* _SET EXERCISE_:
Output the first line of the listing and each line after it, up to and including the line that contains "1940, 1945, 1950]", exactly as written, minus the pictures.

* _DATASET SECTION_:
+ + + + + + +
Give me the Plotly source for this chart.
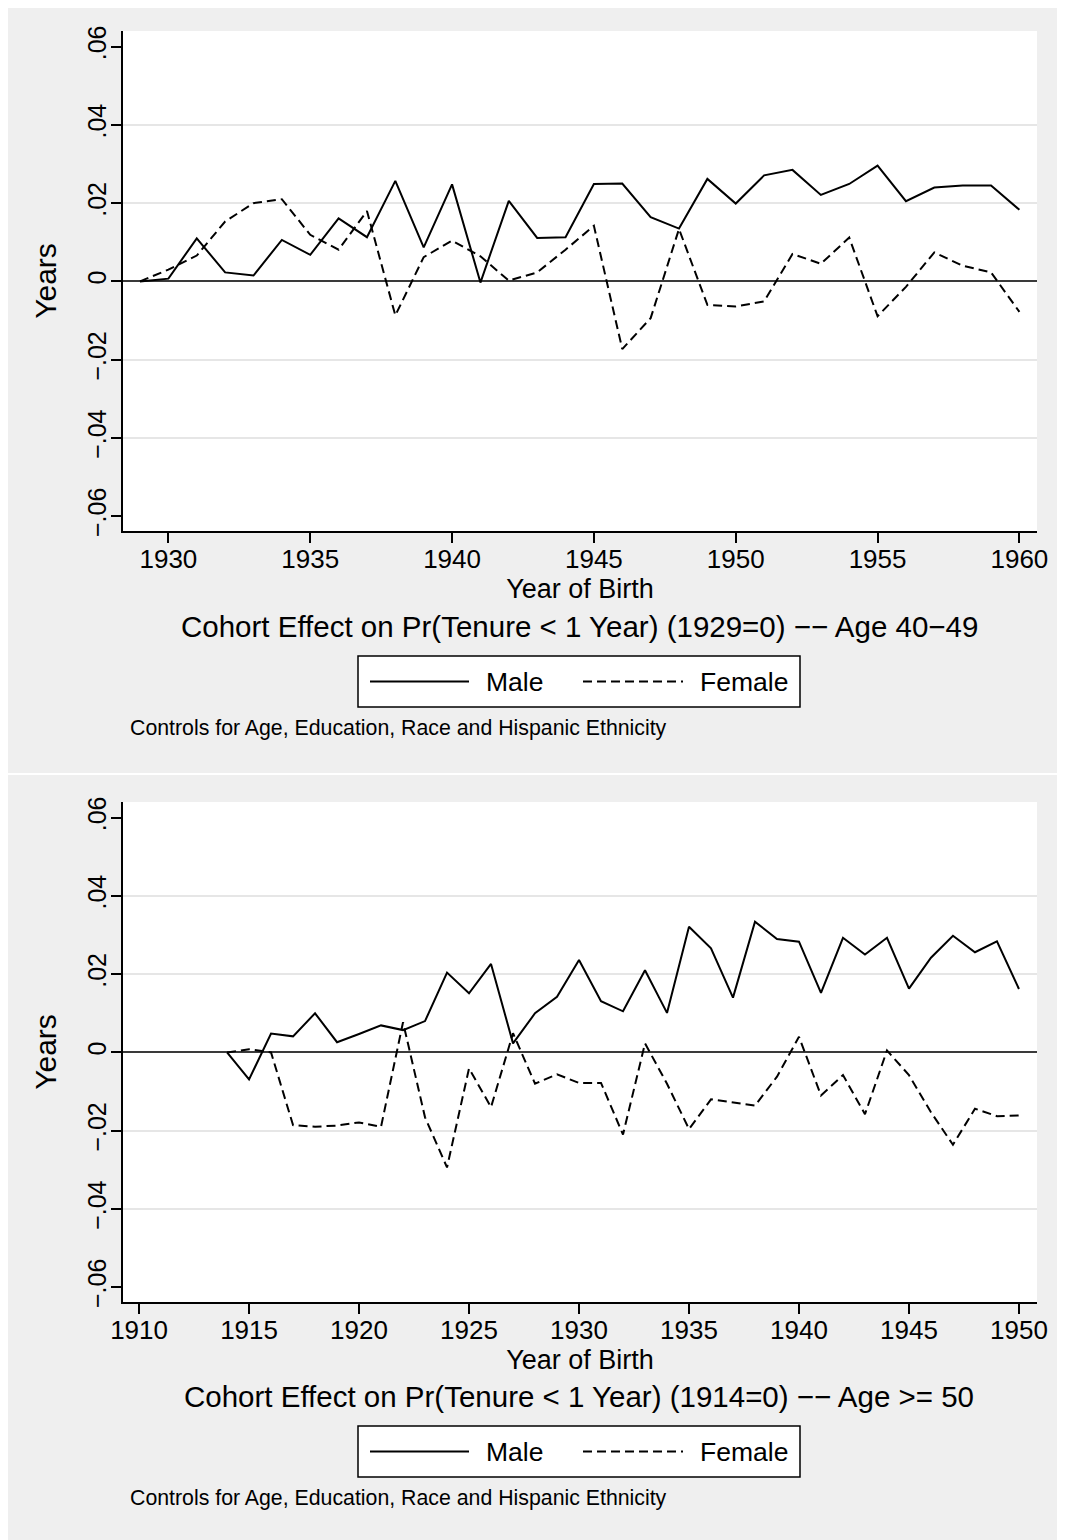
import plotly.graph_objects as go

# ---------------- data ----------------
years_top = [1929, 1930, 1931, 1932, 1933, 1934, 1935, 1936, 1937, 1938, 1939, 1940,
             1941, 1942, 1943, 1944, 1945, 1946, 1947, 1948, 1949, 1950, 1951, 1952,
             1953, 1954, 1955, 1956, 1957, 1958, 1959, 1960]
male_top = [0.0, 0.0007, 0.0110, 0.0023, 0.0015, 0.0106, 0.0068, 0.0161, 0.0113, 0.0257,
            0.0087, 0.0248, -0.0003, 0.0206, 0.0111, 0.0113, 0.0249, 0.0250, 0.0164, 0.0135,
            0.0262, 0.0199, 0.0271, 0.0285, 0.0221, 0.0249, 0.0296, 0.0205, 0.0240, 0.0245,
            0.0245, 0.0183]
female_top = [0.0, 0.0030, 0.0066, 0.0153, 0.0200, 0.0210, 0.0119, 0.0081, 0.0180, -0.0087,
              0.0062, 0.0104, 0.0064, 0.0002, 0.0023, 0.0081, 0.0142, -0.0173, -0.0094, 0.0134,
              -0.0060, -0.0064, -0.0051, 0.0070, 0.0045, 0.0112, -0.0089, -0.0014, 0.0074, 0.0040,
              0.0023, -0.0078]

years_bot = [1914, 1915, 1916, 1917, 1918, 1919, 1920, 1921, 1922, 1923, 1924, 1925, 1926,
             1927, 1928, 1929, 1930, 1931, 1932, 1933, 1934, 1935, 1936, 1937, 1938, 1939,
             1940, 1941, 1942, 1943, 1944, 1945, 1946, 1947, 1948, 1949, 1950]
male_bot = [0.0, -0.0069, 0.0048, 0.0041, 0.0100, 0.0026, 0.0047, 0.0069, 0.0057, 0.0080,
            0.0204, 0.0151, 0.0226, 0.0023, 0.0100, 0.0142, 0.0236, 0.0131, 0.0105, 0.0210,
            0.0101, 0.0321, 0.0266, 0.0140, 0.0334, 0.0290, 0.0283, 0.0152, 0.0293, 0.0250,
            0.0293, 0.0163, 0.0242, 0.0298, 0.0256, 0.0284, 0.0162]
female_bot = [0.0, 0.0008, 0.0000, -0.0186, -0.0190, -0.0187, -0.0179, -0.0190, 0.0077, -0.0166,
              -0.0294, -0.0041, -0.0140, 0.0049, -0.0080, -0.0056, -0.0078, -0.0078, -0.0210, 0.0023,
              -0.0080, -0.0196, -0.0120, -0.0128, -0.0136, -0.0062, 0.0040, -0.0110, -0.0058, -0.0158,
              0.0005, -0.0058, -0.0153, -0.0236, -0.0144, -0.0163, -0.0161]

y_tickvals = [-0.06, -0.04, -0.02, 0, 0.02, 0.04, 0.06]
y_ticktext = ["\u2212.06", "\u2212.04", "\u2212.02", "0", ".02", ".04", ".06"]
x_ticks_top = [1930, 1935, 1940, 1945, 1950, 1955, 1960]
x_ticks_bot = [1910, 1915, 1920, 1925, 1930, 1935, 1940, 1945, 1950]

titles = ["Cohort Effect on Pr(Tenure < 1 Year) (1929=0) \u2212\u2212 Age 40\u221249",
          "Cohort Effect on Pr(Tenure < 1 Year) (1914=0) \u2212\u2212 Age >= 50"]
caption = "Controls for Age, Education, Race and Hispanic Ethnicity"
series_names = ["Male", "Female"]

# ---------------- layout helpers ----------------
# the page body adds an 8px offset, so the figure is 8px smaller than the window
W, H = 1057, 1532
ML, MR, MT, MB = 115, 28, 23, 238
PW, PH = W - ML - MR, H - MT - MB
SX0, SY_BOTTOM = 123, 1302   # screen pixel positions of plot-area left / bottom


def xp(px):
    return (px - SX0) / PW


def yp(py):
    return (SY_BOTTOM - py) / PH


FONT = "Liberation Sans, Arial, Helvetica, sans-serif"
DASH = "9px,5px"

fig = go.Figure()
fig.add_trace(go.Scatter(x=years_top, y=male_top, mode="lines", name=series_names[0],
                         line=dict(color="black", width=2), xaxis="x", yaxis="y", showlegend=False))
fig.add_trace(go.Scatter(x=years_top, y=female_top, mode="lines", name=series_names[1],
                         line=dict(color="black", width=2, dash=DASH), xaxis="x", yaxis="y", showlegend=False))
fig.add_trace(go.Scatter(x=years_bot, y=male_bot, mode="lines", name=series_names[0],
                         line=dict(color="black", width=2), xaxis="x2", yaxis="y2", showlegend=False))
fig.add_trace(go.Scatter(x=years_bot, y=female_bot, mode="lines", name=series_names[1],
                         line=dict(color="black", width=2, dash=DASH), xaxis="x2", yaxis="y2", showlegend=False))

top_dom = [yp(531), 1.0]
bot_dom = [0.0, yp(802)]

xcommon = dict(showline=True, linecolor="black", linewidth=1.5, ticks="outside", ticklen=10,
               tickwidth=1.5, tickcolor="black", showgrid=False, zeroline=False,
               ticklabelstandoff=-6,
               tickfont=dict(size=26, color="black", family=FONT),
               title=dict(text="Year of Birth", font=dict(size=27, color="black", family=FONT), standoff=2))
ycommon = dict(showline=True, linecolor="black", linewidth=1.5, ticks="outside", ticklen=10,
               tickwidth=1.5, tickcolor="black", showgrid=False,
               zeroline=True, zerolinecolor="#3a3a3a", zerolinewidth=2,
               tickvals=y_tickvals, ticktext=y_ticktext, tickangle=-90, range=[-0.0638, 0.064],
               ticklabelstandoff=-5,
               tickfont=dict(size=25, color="black", family=FONT),
               minor=dict(tickvals=[-0.04, -0.02, 0.02, 0.04], showgrid=True, gridcolor="#e6e6e6",
                          gridwidth=1.5, ticks=""),
               title=dict(text="Years", font=dict(size=30, color="black", family=FONT), standoff=18))

fig.update_layout(
    width=W, height=H,
    margin=dict(l=ML, r=MR, t=MT, b=MB, autoexpand=False),
    paper_bgcolor="#efefef", plot_bgcolor="white",
    font=dict(family=FONT, color="black"),
    showlegend=False,
    xaxis=dict(domain=[0, 1], anchor="y", range=[1928.40, 1960.62], tickvals=x_ticks_top, **xcommon),
    yaxis=dict(domain=top_dom, anchor="x", **ycommon),
    xaxis2=dict(domain=[0, 1], anchor="y2", range=[1909.27, 1950.82], tickvals=x_ticks_bot, **xcommon),
    yaxis2=dict(domain=bot_dom, anchor="x2", **ycommon),
)

shapes = []
annotations = []
# white separator between the two graph panels
shapes.append(dict(type="rect", xref="paper", yref="paper", x0=xp(8), x1=xp(1065), y0=yp(773), y1=yp(775),
                   fillcolor="white", line=dict(width=0), layer="below"))

for k, off in enumerate([0, 770]):
    annotations.append(dict(text=titles[k], xref="paper", yref="paper", x=xp(579), y=yp(626 + off),
                            xanchor="center", yanchor="middle", showarrow=False,
                            font=dict(size=29.5, color="black", family=FONT)))
    annotations.append(dict(text=caption, xref="paper", yref="paper", x=xp(128), y=yp(728 + off),
                            xanchor="left", yanchor="middle", showarrow=False,
                            font=dict(size=21.3, color="black", family=FONT)))
    # legend box
    shapes.append(dict(type="rect", xref="paper", yref="paper", x0=xp(358), x1=xp(800),
                       y0=yp(707 + off), y1=yp(656 + off), fillcolor="white",
                       line=dict(color="black", width=1.5)))
    shapes.append(dict(type="line", xref="paper", yref="paper", x0=xp(370), x1=xp(469),
                       y0=yp(681.5 + off), y1=yp(681.5 + off), line=dict(color="black", width=2)))
    shapes.append(dict(type="line", xref="paper", yref="paper", x0=xp(583), x1=xp(683),
                       y0=yp(681.5 + off), y1=yp(681.5 + off), line=dict(color="black", width=2, dash=DASH)))
    annotations.append(dict(text=series_names[0], xref="paper", yref="paper", x=xp(484), y=yp(682 + off),
                            xanchor="left", yanchor="middle", showarrow=False,
                            font=dict(size=26.5, color="black", family=FONT)))
    annotations.append(dict(text=series_names[1], xref="paper", yref="paper", x=xp(698), y=yp(682 + off),
                            xanchor="left", yanchor="middle", showarrow=False,
                            font=dict(size=26.5, color="black", family=FONT)))

fig.update_layout(shapes=shapes, annotations=annotations)
fig.write_html("out.html")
+ + + + + + +
* _EXERCISE RESPONSE_:
Give me the Plotly source for this chart.
import plotly.graph_objects as go

# ---------------- data ----------------
years_top = [1929, 1930, 1931, 1932, 1933, 1934, 1935, 1936, 1937, 1938, 1939, 1940,
             1941, 1942, 1943, 1944, 1945, 1946, 1947, 1948, 1949, 1950, 1951, 1952,
             1953, 1954, 1955, 1956, 1957, 1958, 1959, 1960]
male_top = [0.0, 0.0007, 0.0110, 0.0023, 0.0015, 0.0106, 0.0068, 0.0161, 0.0113, 0.0257,
            0.0087, 0.0248, -0.0003, 0.0206, 0.0111, 0.0113, 0.0249, 0.0250, 0.0164, 0.0135,
            0.0262, 0.0199, 0.0271, 0.0285, 0.0221, 0.0249, 0.0296, 0.0205, 0.0240, 0.0245,
            0.0245, 0.0183]
female_top = [0.0, 0.0030, 0.0066, 0.0153, 0.0200, 0.0210, 0.0119, 0.0081, 0.0180, -0.0087,
              0.0062, 0.0104, 0.0064, 0.0002, 0.0023, 0.0081, 0.0142, -0.0173, -0.0094, 0.0134,
              -0.0060, -0.0064, -0.0051, 0.0070, 0.0045, 0.0112, -0.0089, -0.0014, 0.0074, 0.0040,
              0.0023, -0.0078]

years_bot = [1914, 1915, 1916, 1917, 1918, 1919, 1920, 1921, 1922, 1923, 1924, 1925, 1926,
             1927, 1928, 1929, 1930, 1931, 1932, 1933, 1934, 1935, 1936, 1937, 1938, 1939,
             1940, 1941, 1942, 1943, 1944, 1945, 1946, 1947, 1948, 1949, 1950]
male_bot = [0.0, -0.0069, 0.0048, 0.0041, 0.0100, 0.0026, 0.0047, 0.0069, 0.0057, 0.0080,
            0.0204, 0.0151, 0.0226, 0.0023, 0.0100, 0.0142, 0.0236, 0.0131, 0.0105, 0.0210,
            0.0101, 0.0321, 0.0266, 0.0140, 0.0334, 0.0290, 0.0283, 0.0152, 0.0293, 0.0250,
            0.0293, 0.0163, 0.0242, 0.0298, 0.0256, 0.0284, 0.0162]
female_bot = [0.0, 0.0008, 0.0000, -0.0186, -0.0190, -0.0187, -0.0179, -0.0190, 0.0077, -0.0166,
              -0.0294, -0.0041, -0.0140, 0.0049, -0.0080, -0.0056, -0.0078, -0.0078, -0.0210, 0.0023,
              -0.0080, -0.0196, -0.0120, -0.0128, -0.0136, -0.0062, 0.0040, -0.0110, -0.0058, -0.0158,
              0.0005, -0.0058, -0.0153, -0.0236, -0.0144, -0.0163, -0.0161]

y_tickvals = [-0.06, -0.04, -0.02, 0, 0.02, 0.04, 0.06]
y_ticktext = ["\u2212.06", "\u2212.04", "\u2212.02", "0", ".02", ".04", ".06"]
x_ticks_top = [1930, 1935, 1940, 1945, 1950, 1955, 1960]
x_ticks_bot = [1910, 1915, 1920, 1925, 1930, 1935, 1940, 1945, 1950]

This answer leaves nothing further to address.